City leaders are now trying to figure out how to keep people from returning to homelessness after entering bridge shelters.

AUSTIN, Texas — The City of Austin released new HEAL Initiative data that shows it surpassed its goal of connecting 200 people to bridge shelters this year, but they have to figure out how to keep people from returning to the streets. 

"So 90% of the people we offered shelter had accepted over the course of the initiative," said Dianna Grey, homeless strategy officer with the City of Austin. 

During a city council public health committee meeting last week, Grey broke down new data that shows since the first relocation in June 2021, 361 people were moved into one of the two shelters.

Data shows that 65% (213) people have exited the bridge shelters, 44% (or 94 people) found housing, and 48% (or 102 people) returned to homelessness.

"I would not expect that proportion to remain," said Grey.

Both bridge shelters are at or near capacity, according to Grey. So, city leaders expect the re-housing numbers to improve once they secure more homes.

The goal of the Homeless Encampment Assistance Link is to eliminate the need for camping by taking people to City-owned bridge shelters so they can find a permanent place to stay. 

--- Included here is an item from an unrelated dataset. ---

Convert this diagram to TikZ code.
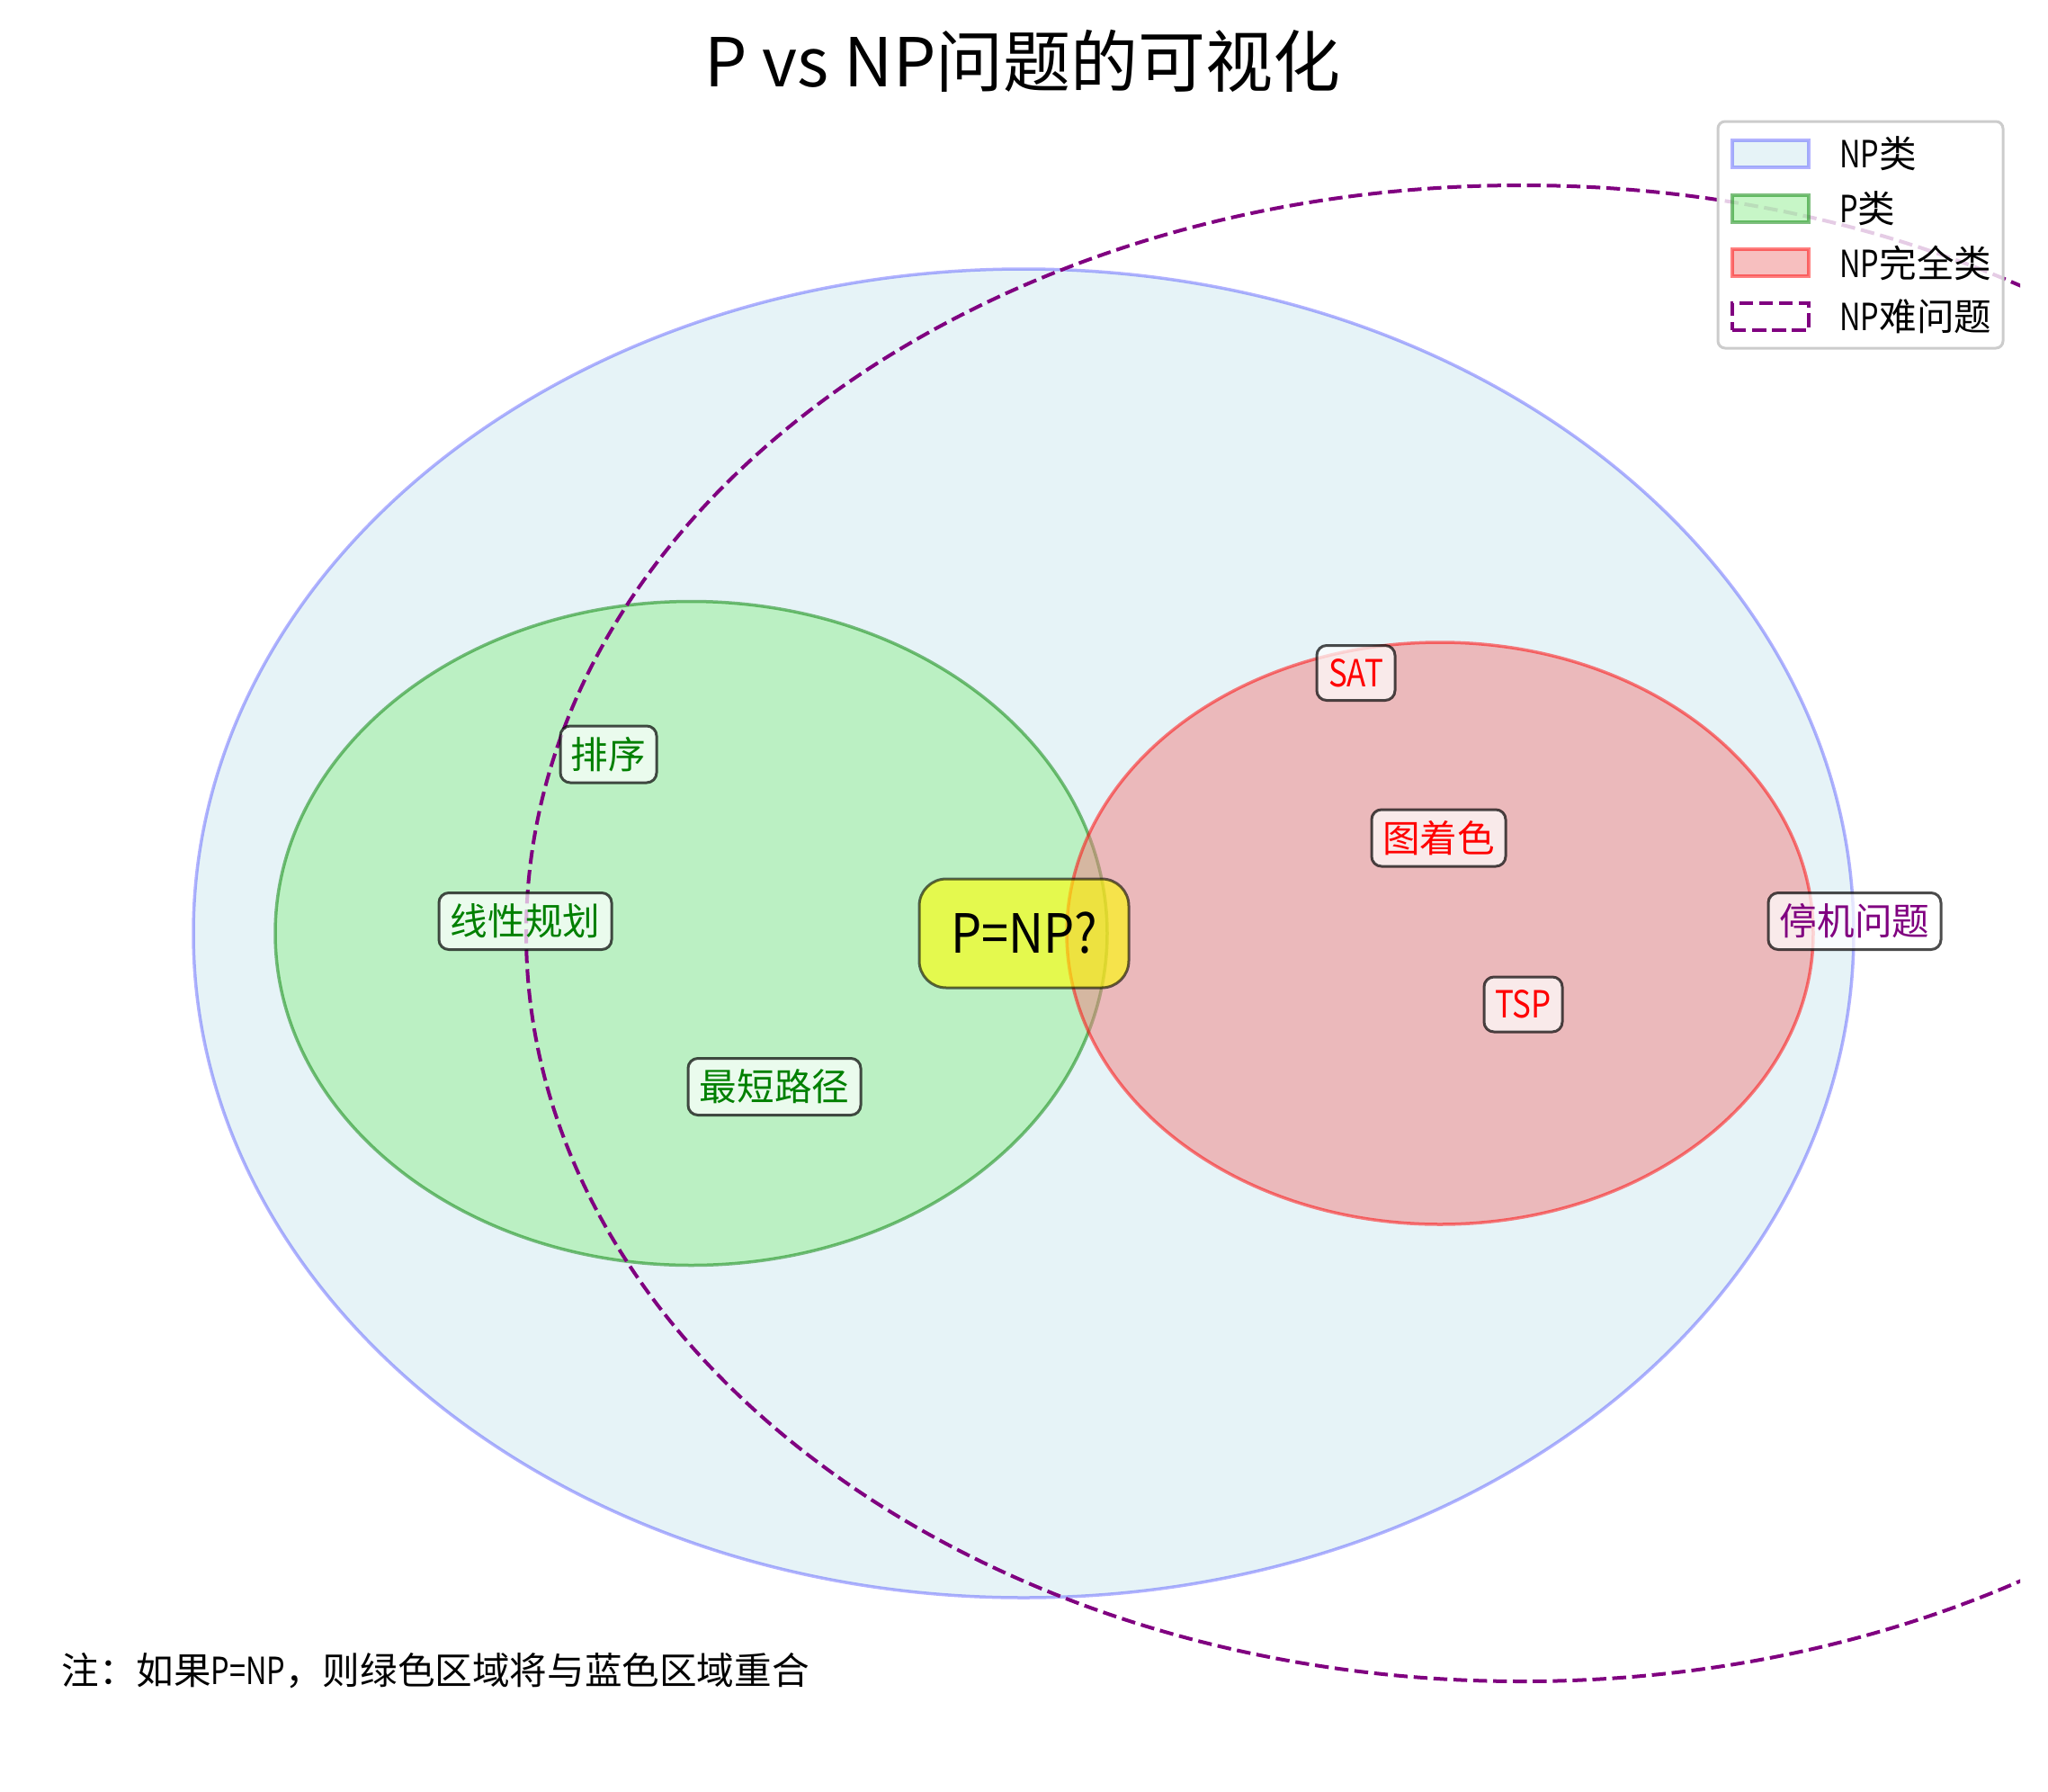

She said many people leave the shelter because of how long the process took when the initiative originally started, and it's tough adjusting to a structured environment with rules.

"You have to understand, these brothers and sisters were swept from their home," said Quincy Dunlap, CEO of Austin Area Urban League. "The shelter is a foreign place." 

Dunlap's nonprofit will run the southbridge shelter starting in October. After talking to residents, he said his biggest goal is to make the space more comfortable. 

"If we can get approval from the City, because this facility doesn't have a commercial kitchen, getting the food truck, so brothers and sisters don't have to sit and wait and we have to shuttle and travel meals in," said Dunlap.

Dunlap also mentioned adding a garden, surveillance and partition-like structures to improve privacy – to give people a place to stay while they find stability.